With the airborne was one reporter: Alan Wood, a British correspondent with a short-wave radio, who had one of the war's great action stories all to himself. He could tell little through the censorship, but the little he told revealed a battle for the history books. He dubbed the airborne's little island of rubble "this patch of hell." After five days & nights Wood reported "Our men are being asked to do more than ordinary flesh and blood can stand. . . .
"If in the years to come any man says to you, I fought with the Arnhem airborne force,' take off your hat to him and buy him a drink. . . . The few of Arnhem will rank in glory with the few of the Battle of Britain."

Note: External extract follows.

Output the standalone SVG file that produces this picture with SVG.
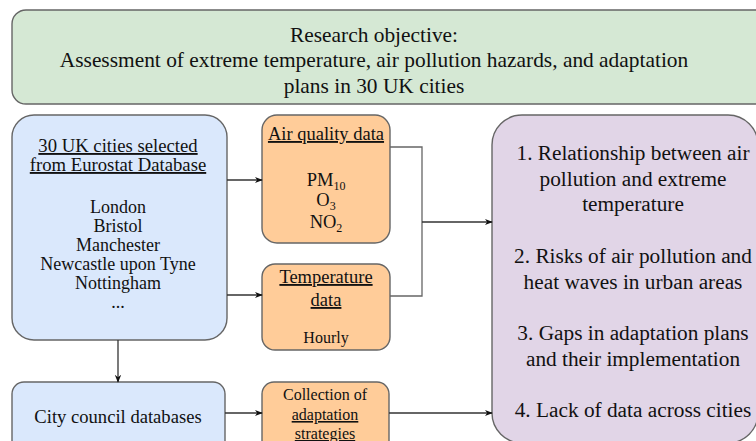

The seventh day broke bright and clear. A long train of C-47 transport planes and towed gliders came over Arnhem. More hundreds of paratroops, more tons of supplies fell to help the men in the "patch of hell."
The Few of Arnhem. Meanwhile General Dempsey's rescue force itself was in a ticklish spot. It had pierced a narrow slit into enemy territory. Behind it the Germans rushed in to cut it off. By furious tank attacks, the Germans at one point seized the road that was Dempsey's supply lifeline. After anxious hours they were thrown back, only to try again at another point. One mile from the slim corridor of advance, airborne Americans smashed a German concentration. A call for help brought rocket-firing aircraft into play against the tanks, and the second thrust was beaten back.
That night the U.S. airbornes inflated their few boats again, crossed the Lek to relieve the men in the "patch of hell." Gradually the Allied foothold across the Lek was strengthened. But still there was no letup of the German pressure. For this was also a battle of desperation for the Germans. U.S. columns advancing eastward from the rescue corridor drove into German territory a few miles from Cleve, the anchor of the Siegfried Line. This was not merely a battle to rescue the British airborne. It was a battle to turn the whole right flank of the German army.
*This week the censors allowed part of the non-exploded bridge story to come out: a young Dutch captain (unidentified) had parachuted in with the Americans, had telephoned instructions to patriots inside Nijmegen.